I salute the Language Log readers who, in their comments to the first installment of this series and elsewhere, have recognized the long distance relationships operative at Shimao.
Selected readings
- "Shimao, graphic arts, and long distance connections" (8/16/22)
- "The importance of archeology for historical linguistics, part 2" (5/11/20) — offers an introduction to the Shimao site
- Li Jaang, Zhouyong Sun, Jing Shao, and Min Li, "When peripheries were centres: a preliminary study of the Shimao-centred polity in the loess highland, China", Antiquity, 92.364 (August 22, 2018), 1008-1022.
- "King Carved In Stone Found at 4,200-Year-Old Chinese Pyramid Palace", by Sahir Pandey, Ancient Origins (8/11/22)
- "Neolithic City of Shimao", by Jason Urbanus, Archaeology (January/February 2021)
- "Siba culture" — Wikipedia
- Victor H. Mair, with contributions by E. Bruce Brooks, "Was There a Xià Dynasty?", Sino-Platonic Papers, 238 (May, 2013), 1-39.
[Thanks to James Fanell]
Victor Mair said,
December 28, 2023 @ 11:03 am
Having written the above, my thoughts turned to the history of the Yellow River, with Karl August Wittfogel and his monumental Oriental Despotism: A Comparative Study of Total Power very much in mind.

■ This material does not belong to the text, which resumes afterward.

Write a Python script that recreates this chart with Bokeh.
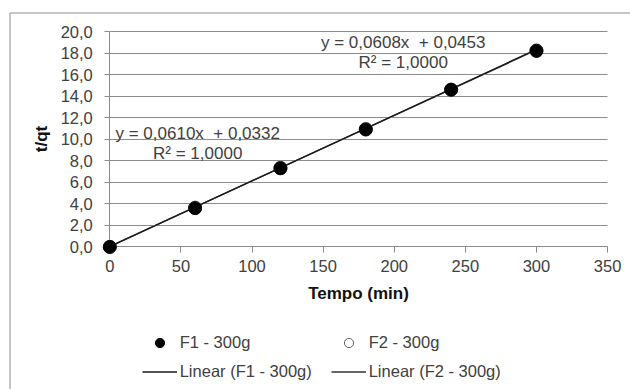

For the hydraulic engineers among you, this is something to think about:
https://en.wikipedia.org/wiki/Yellow_River#/media/File:Yellow_River_watercourse_changes_en.png
Notice how radically the course of the Yellow River has changed throughout history as it flowed into the Bohai Sea and the Yellow Sea, mostly in different channels north of the Shandong Peninsula, but sometimes — including fairly recently — south of the Shandong Peninsula. Surely these changes of such a mighty river must have had tumultuous consequences for the inhabitants of the Yellow River Valley throughout history.
Chris Button said,
December 29, 2023 @ 7:04 am
Takashima ("Etymology and palaeography of the yellow river He", 2012) has an interesting discussion of 河 that is partly based on an analysis of its "shape like the handle of an adze".